Every line from the start of the entries up to and including the one bearing "import pandas as pd" must be printed verbatim, without the pictures.
/---
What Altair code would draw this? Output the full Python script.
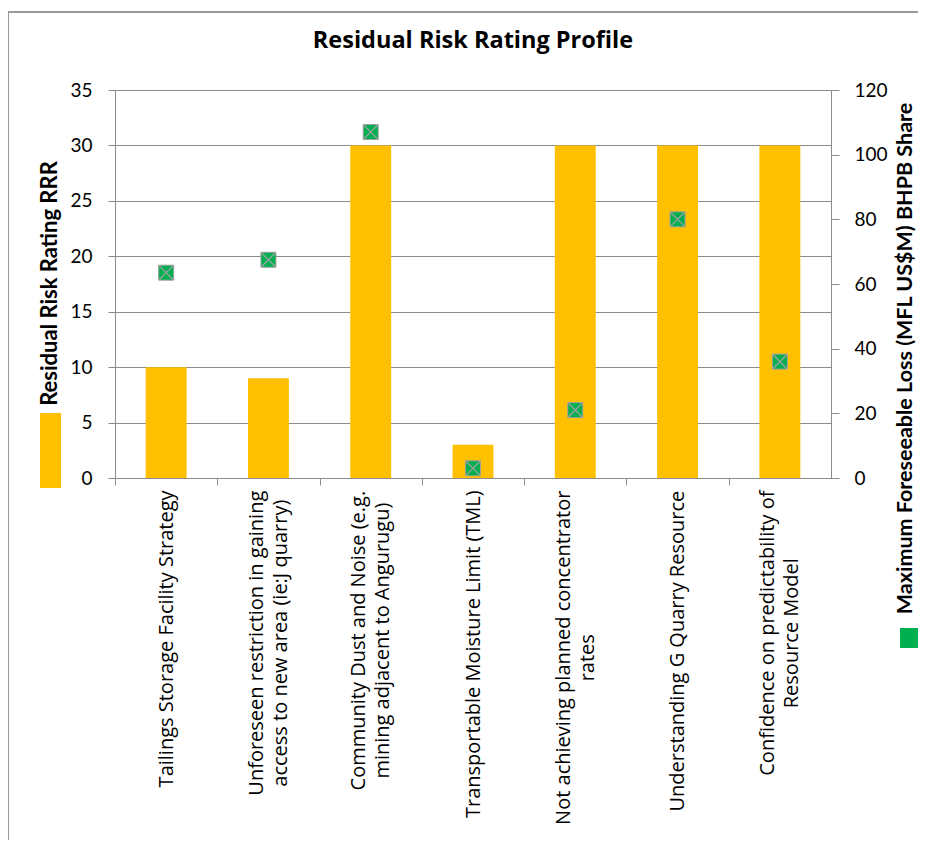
import json
import altair as alt
import pandas as pd

categories = [
    "Tailings Storage Facility Strategy",
    "Unforeseen restriction in gaining\naccess to new area (ie:J quarry)",
    "Community Dust and Noise (e.g.\nmining adjacent to Angurugu)",
    "Transportable Moisture Limit (TML)",
    "Not achieving planned concentrator\nrates",
    "Understanding G Quarry Resource",
    "Confidence on predictability of\nResource Model",
]
rrr = [10, 9, 30, 3, 30, 30, 30]
mfl = [63.5, 67.5, 107, 3, 21, 80, 36]

left_ticks = [0, 5, 10, 15, 20, 25, 30, 35]
right_ticks = [0, 20, 40, 60, 80, 100, 120]

df = pd.DataFrame({"risk": categories, "rrr": rrr, "mfl": mfl})
one = alt.Data(values=[{"k": 1}])

FONT = "Lato"
BOLD_FONT = "Open Sans"
LABEL_FONT = "Open Sans"
LABEL_SIZE = 20
GREY = "#8c8c8c"
W, H = 716, 388
step = W / len(categories)

# approximate Open Sans advance widths (em), used only to place the centred, wrapped labels
_w = {" ": .26, "(": .295, ")": .295, ".": .266, ":": .266, "a": .556, "b": .613, "c": .476,
      "d": .613, "e": .561, "f": .339, "g": .548, "h": .614, "i": .253, "j": .253, "k": .525,
      "l": .253, "m": .93, "n": .614, "o": .604, "p": .613, "q": .613, "r": .408, "s": .477,
      "t": .353, "u": .614, "v": .501, "w": .778, "x": .524, "y": .502, "z": .477,
      "A": .633, "B": .65, "C": .631, "D": .722, "E": .556, "F": .5, "G": .728, "H": .75,
      "I": .28, "J": .273, "L": .52, "M": .89, "N": .76, "O": .78, "P": .6, "Q": .78,
      "R": .623, "S": .55, "T": .55, "U": .738}


def label_width(label):
    return max(sum(_w.get(ch, .58) for ch in line) for line in label.split("\n")) * LABEL_SIZE


BASE_PAD = 5
pad_rules = [
    {"test": "datum.value == " + json.dumps(c), "value": BASE_PAD + label_width(c) / 2}
    for c in categories
]

x_enc = alt.X(
    "risk:N", sort=categories,
    scale=alt.Scale(paddingInner=0.6, paddingOuter=0.3),
    axis=alt.Axis(
        title=None, labelAngle=270, labelExpr="split(datum.label, '\\n')",
        labelAlign="center", labelBaseline="middle",
        labelFont=LABEL_FONT, labelFontSize=LABEL_SIZE, labelColor="black", labelLineHeight=24,
        labelLimit=600, tickOffset=-step / 2,
        labelOffset={"condition": {"test": "indexof(datum.value, '\\n') >= 0",
                                   "value": step / 2 - 12},
                     "value": step / 2},
        labelPadding={"condition": pad_rules, "value": BASE_PAD},
        tickSize=7, tickColor=GREY, domainColor=GREY,
    ),
)

bars = alt.Chart(df).mark_bar(color="#FFC000").encode(
    x=x_enc,
    y=alt.Y(
        "rrr:Q", scale=alt.Scale(domain=[0, 35]),
        axis=alt.Axis(
            values=left_ticks, grid=True, gridColor=GREY, tickColor=GREY, domainColor=GREY,
            tickSize=7, labelPadding=16, labelFont=FONT, labelFontSize=19, labelColor="black",
            title="Residual Risk Rating RRR", titleFont=FONT, titleFontSize=22,
            titleFontWeight="bold", titleColor="black", titleAngle=270,
            titleX=-66, titleY=193, titleAlign="center", titleBaseline="middle",
        ),
    ),
)

y_right = alt.Y(
    "mfl:Q", scale=alt.Scale(domain=[0, 120]),
    axis=alt.Axis(
        orient="right", values=right_ticks, grid=False, tickColor=GREY, domainColor=GREY,
        tickSize=8, labelPadding=15, labelFont=FONT, labelFontSize=19, labelColor="black",
        title="Maximum Foreseeable Loss (MFL US$M) BHPB Share", titleFont=FONT,
        titleFontSize=21.5, titleFontWeight="bold", titleColor="black", titleAngle=270,
        titleX=74, titleY=268, titleAlign="center", titleBaseline="middle",
    ),
)

sq = alt.Chart(df).mark_point(
    shape="square", filled=True, size=225, color="#00B050", stroke="#a0a0a0",
    strokeWidth=1, opacity=1,
).encode(x=alt.X("risk:N", sort=categories), y=y_right)

xm = alt.Chart(df).mark_point(
    shape="M-1,-1L1,1M-1,1L1,-1", filled=False, size=200, color="#a0a0a0",
    strokeWidth=1.3, opacity=1,
).encode(x=alt.X("risk:N", sort=categories), y=y_right)

points = alt.layer(sq, xm)

border = alt.Chart(one).mark_rect(fillOpacity=0, stroke="#999999", strokeWidth=2).encode(
    x=alt.value(-107), x2=alt.value(2000), y=alt.value(-78), y2=alt.value(2000)
)
title = alt.Chart(one).mark_text(
    text="Residual Risk Rating Profile", font=BOLD_FONT, fontSize=23.5, fontWeight="bold",
    color="black", align="center", baseline="alphabetic",
).encode(x=alt.value(W / 2), y=alt.value(-42))
sw_left = alt.Chart(one).mark_rect(color="#FFC000").encode(
    x=alt.value(-75), x2=alt.value(-54), y=alt.value(323), y2=alt.value(398)
)
sw_right = alt.Chart(one).mark_rect(color="#00B050").encode(
    x=alt.value(785), x2=alt.value(803), y=alt.value(538), y2=alt.value(558)
)

chart = alt.layer(border, title, bars, points, sw_left, sw_right).resolve_scale(
    y="independent"
).properties(
    width=W, height=H,
    autosize=alt.AutoSizeParams(type="none"),
    padding={"left": 107, "top": 82, "right": 87, "bottom": 362},
).configure_view(stroke=None).configure(background="white")

chart.save("out.html", embed_options={"renderer": "svg", "actions": False})
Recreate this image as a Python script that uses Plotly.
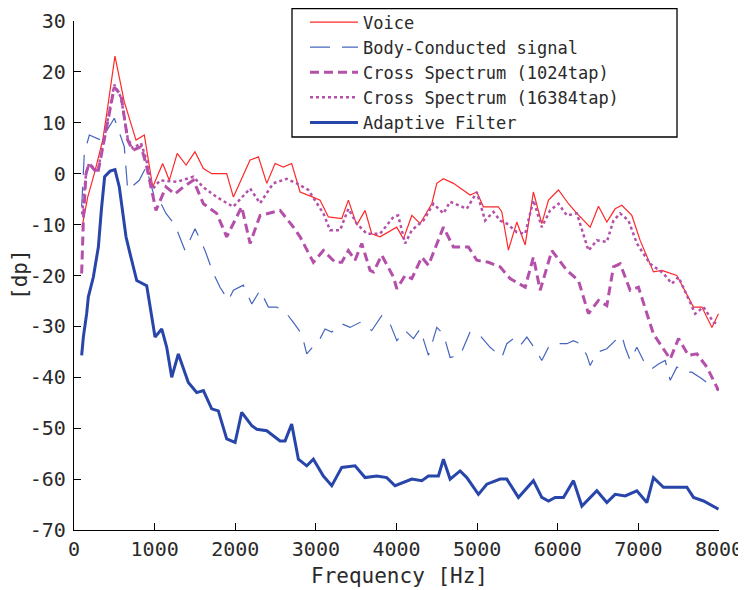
import plotly.graph_objects as go

# ---- data ----
voice_f = [100, 170, 252, 356, 418, 508, 624, 769, 872, 976, 1100, 1182, 1280, 1390, 1500, 1605, 1708,
           1894, 1977, 2184, 2287, 2391, 2494, 2597, 2700, 2804, 2950, 3052, 3155, 3321, 3403, 3507, 3610, 3693,
           3796, 4003, 4086, 4190, 4293, 4438, 4500, 4582, 4706, 4913, 4996, 5078, 5264, 5306, 5388, 5450, 5492,
           5596, 5698, 5802, 5885, 6009, 6133, 6237, 6402, 6505, 6609, 6712, 6795, 6919, 7022, 7187, 7291, 7477,
           7684, 7788, 7912, 7994]
voice_v = [-10.5, -4.6, 0, 6.6, 13.1, 23.1, 14.1, 6.6, 7.6, -2.6, 2, -1.3, 4, 1.7, 4.3, 1, 0,
           0, -4.6, 2.7, 3.3, -1.9, 2, 1.3, 2, -3.6, -4.5, -5.2, -8.5, -8.8, -5.2, -10.1, -7.2, -11.8,
           -12.4, -10.5, -12.8, -8.2, -9.8, -5.9, -1.9, -1, -1.9, -4.2, -3.6, -6.5, -6.5, -7.5, -15, -11.8, -9.5,
           -14, -3.6, -9.8, -5.2, -3.2, -5.9, -7.8, -10.5, -6.4, -9.5, -6.9, -6.2, -8.2, -13.1, -19.3, -19, -20,
           -26.2, -26.2, -30.2, -27.5]

body_f = [95, 128, 190, 335, 500, 562, 624, 666, 810, 893, 1005, 1080, 1141, 1253, 1377, 1501, 1625, 1729,
          1811, 1914, 1977, 2101, 2205, 2308, 2411, 2515, 2638, 2721, 2825, 2887, 3052, 3114, 3197, 3321, 3424,
          3548, 3693, 3817, 3920, 4004, 4107, 4210, 4293, 4396, 4500, 4582, 4665, 4789, 4913, 5037, 5161, 5306,
          5368, 5450, 5533, 5617, 5719, 5802, 5885, 5968, 6113, 6195, 6278, 6361, 6402, 6485, 6609, 6712, 6795,
          6836, 6898, 6981, 7084, 7167, 7250, 7333, 7395, 7477, 7601, 7663, 7788, 7932, 7994]
body_v = [-6.5, 4, 7.6, 6.6, 10.9, 8.2, 5.3, -3.2, -1.3, 1.3, -5, -5.9, -7.8, -10.1, -15.1, -10.8, -15.1, -19.6,
          -22.3, -24.9, -22.9, -21.9, -25.6, -22.9, -26.2, -26.2, -27.5, -29.2, -31.5, -35.4, -32.4, -30.5, -31.1, -29.5, -30.2,
          -29.2, -30.8, -27.9, -29.5, -32.8, -30.8, -32.4, -30.5, -35.7, -30.2, -31.5, -36.1, -35.7, -31.1, -31.8, -34.1, -36.1,
          -33.4, -32.4, -33.8, -32.1, -34.4, -36.7, -34.1, -33.4, -33.4, -32.8, -33.4, -35.7, -37.7, -35.1, -34.4, -32.8, -31.8,
          -34.1, -36.7, -34.1, -37.4, -38.3, -37.4, -36.7, -40.6, -38, -39, -39, -40.3, -42, -42.6]

cs1024_f = [95, 116, 149, 186, 294, 376, 500, 583, 666, 728, 831, 893, 976, 1017, 1141, 1250, 1356, 1480, 1605,
            1770, 1894, 1977, 2080, 2184, 2308, 2556, 2721, 2804, 2969, 3093, 3238, 3321, 3403, 3486, 3569, 3672,
            3714, 3817, 3962, 4004, 4107, 4190, 4314, 4396, 4582, 4706, 4892, 4996, 5140, 5285, 5409, 5596, 5698,
            5782, 5927, 6113, 6257, 6381, 6505, 6609, 6691, 6774, 6898, 7001, 7187, 7395, 7498, 7622, 7726, 7850,
            7994]
cs1024_v = [-19.6, -9.2, 0, 2, 0, 6.6, 17, 15.5, 6.6, 4.6, 5.3, 2, -3.9, -7.2, -2.6, -4, -2.6, -1.3, -5.9,
            -7.8, -12.4, -9.8, -6.5, -13.7, -8.2, -7.2, -10.5, -12.4, -17.4, -15.1, -17.4, -17.4, -15.1, -17, -13.7, -19,
            -19.3, -16, -20.3, -22.6, -20, -20.6, -16.4, -18, -10.5, -14.4, -14.4, -17, -17.4, -18.3, -20.6, -22.3, -16.4,
            -22.9, -15.1, -19, -21, -27.5, -24.9, -25.9, -18.3, -17.7, -22.9, -22.3, -31.5, -36.4, -32.4, -35.7, -35.4, -38,
            -42.6]

cs16384_f = [100, 149, 186, 294, 376, 500, 583, 666, 728, 831, 893, 976, 1067, 1274, 1480, 1600, 1770, 1975, 2184,
             2308, 2470, 2638, 2763, 2907, 3093, 3176, 3300, 3403, 3507, 3631, 3796, 3962, 4020, 4107, 4190, 4334,
             4458, 4582, 4665, 4872, 4996, 5099, 5202, 5285, 5368, 5492, 5596, 5698, 5802, 5906, 6009, 6113, 6237,
             6381, 6485, 6609, 6691, 6774, 6877, 6981, 7146, 7311, 7415, 7498, 7705, 7808, 7932, 7994]
cs16384_v = [-8, 0, 2, 0.5, 7, 17.5, 15, 7, 5, 6, 3, -3, -1.3, -1.6, -0.6, -2.6, -4.6, -6.5, -2.9,
             -5.8, -1.9, -1, -1.9, -3.2, -7.8, -11.1, -11.1, -6.9, -9.8, -11.8, -11.8, -8.5, -8.2, -13.7, -11.1, -9.2,
             -5.9, -7.8, -5.5, -6.9, -3.6, -9.2, -7.5, -9.2, -9.8, -11.5, -11.8, -5.2, -10.5, -7.2, -5.9, -8.2, -7.8,
             -15.1, -13.1, -13.4, -9.2, -7.8, -9.2, -13.7, -17.7, -19.6, -21.6, -20.3, -27.5, -26.2, -29.2, -29.5]

adapt_f = [95, 116, 157, 178, 240, 302, 340, 380, 447, 508, 562, 600, 645, 695, 778, 902, 984, 1005, 1088, 1150,
           1212, 1294, 1418, 1522, 1605, 1708, 1790, 1894, 1998, 2080, 2205, 2267, 2391, 2556, 2618, 2700, 2783,
           2887, 2969, 3093, 3197, 3321, 3486, 3610, 3755, 3879, 3982, 4086, 4190, 4314, 4396, 4520, 4582, 4665,
           4789, 4872, 5016, 5120, 5285, 5368, 5512, 5698, 5802, 5885, 5968, 6071, 6195, 6299, 6485, 6609, 6712,
           6836, 6981, 7105, 7187, 7311, 7601, 7684, 7808, 7994]
adapt_v = [-35.7, -32.1, -27.5, -24.2, -20.3, -14.4, -7, -0.6, 0.5, 0.8, -2.6, -7, -12.4, -15.7, -21, -22, -30.2, -32.1, -30.5, -34.1,
           -40, -35.4, -41, -43, -42.6, -46.2, -46.6, -52.1, -52.8, -46.9, -49.5, -50.2, -50.5, -52.5, -52.5, -49.2, -56.1,
           -57.4, -56.1, -59.4, -61.3, -57.7, -57.4, -59.7, -59.4, -59.7, -61.3, -60.7, -60, -60.3, -59.4, -59.4, -56.1, -60,
           -58.4, -59.7, -63, -61, -60, -60, -63.6, -60.3, -63.6, -64.3, -63.6, -63.6, -60.3, -65.3, -62.3, -64.6, -63,
           -63.3, -62.3, -64.6, -59.7, -61.6, -61.6, -63.6, -64.3, -65.9]

x_ticks = [0, 1000, 2000, 3000, 4000, 5000, 6000, 7000, 8000]
y_ticks = [-70, -60, -50, -40, -30, -20, -10, 0, 10, 20, 30]

FONT = "DejaVu Sans Mono"
TXT = "#2a2a2a"

fig = go.Figure()
fig.add_trace(go.Scatter(x=voice_f, y=voice_v, mode="lines", name="Voice",
                         line=dict(color="rgb(255,40,40)", width=1.2)))
fig.add_trace(go.Scatter(x=body_f, y=body_v, mode="lines", name="Body-Conducted signal",
                         line=dict(color="rgb(70,100,190)", width=1.2, dash="20px,12px")))
fig.add_trace(go.Scatter(x=cs1024_f, y=cs1024_v, mode="lines", name="Cross Spectrum (1024tap)",
                         line=dict(color="rgb(180,80,170)", width=3, dash="9px,5px")))
fig.add_trace(go.Scatter(x=cs16384_f, y=cs16384_v, mode="lines", name="Cross Spectrum (16384tap)",
                         line=dict(color="rgb(180,80,170)", width=2.5, dash="dot")))
fig.add_trace(go.Scatter(x=adapt_f, y=adapt_v, mode="lines", name="Adaptive Filter",
                         line=dict(color="rgb(40,70,170)", width=3)))

# the page body has an 8px margin, so the figure is sized/offset to compensate
fig.update_layout(
    width=738, height=582,
    margin=dict(l=66, r=27, t=13, b=60, autoexpand=False),
    paper_bgcolor="white", plot_bgcolor="white",
    font=dict(family=FONT, size=20, color=TXT),
    showlegend=True,
    legend=dict(x=0.3581, y=1.0324, xanchor="left", yanchor="top",
                bgcolor="rgba(0,0,0,0)", borderwidth=0,
                font=dict(family=FONT, size=17, color=TXT), tracegroupgap=0,
                itemwidth=48),
    # frame drawn behind the legend entries
    shapes=[dict(type="rect", xref="paper", yref="paper", x0=0.338, x1=0.9349, y0=0.7721, y1=1.0245,
                 line=dict(color="black", width=1.3), fillcolor="white", layer="above")],
    xaxis=dict(range=[0, 8000], tickvals=x_ticks, ticktext=[str(t) for t in x_ticks],
               showline=True, linecolor="black", linewidth=1.2, ticks="inside", ticklen=7,
               tickcolor="black", showgrid=False, zeroline=False, mirror=False,
               ticklabelstandoff=1, automargin=False),
    yaxis=dict(range=[-70, 30], tickvals=y_ticks, ticktext=[str(t) for t in y_ticks],
               showline=True, linecolor="black", linewidth=1.2, ticks="inside", ticklen=7,
               tickcolor="black", showgrid=False, zeroline=False, mirror=False,
               ticklabelstandoff=3, automargin=False),
    annotations=[
        dict(text="Frequency [Hz]", xref="paper", yref="paper", x=0.504, y=-0.0904,
             xanchor="center", yanchor="middle", showarrow=False,
             font=dict(family=FONT, size=21, color=TXT)),
        dict(text="[dp]", xref="paper", yref="paper", x=-0.0837, y=0.501,
             xanchor="center", yanchor="middle", showarrow=False, textangle=-90,
             font=dict(family=FONT, size=21, color=TXT)),
    ],
)

fig.write_html("out.html")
\---
§ **Answer to this problem**:
What Altair code would draw this? Output the full Python script.
import json
import altair as alt
import pandas as pd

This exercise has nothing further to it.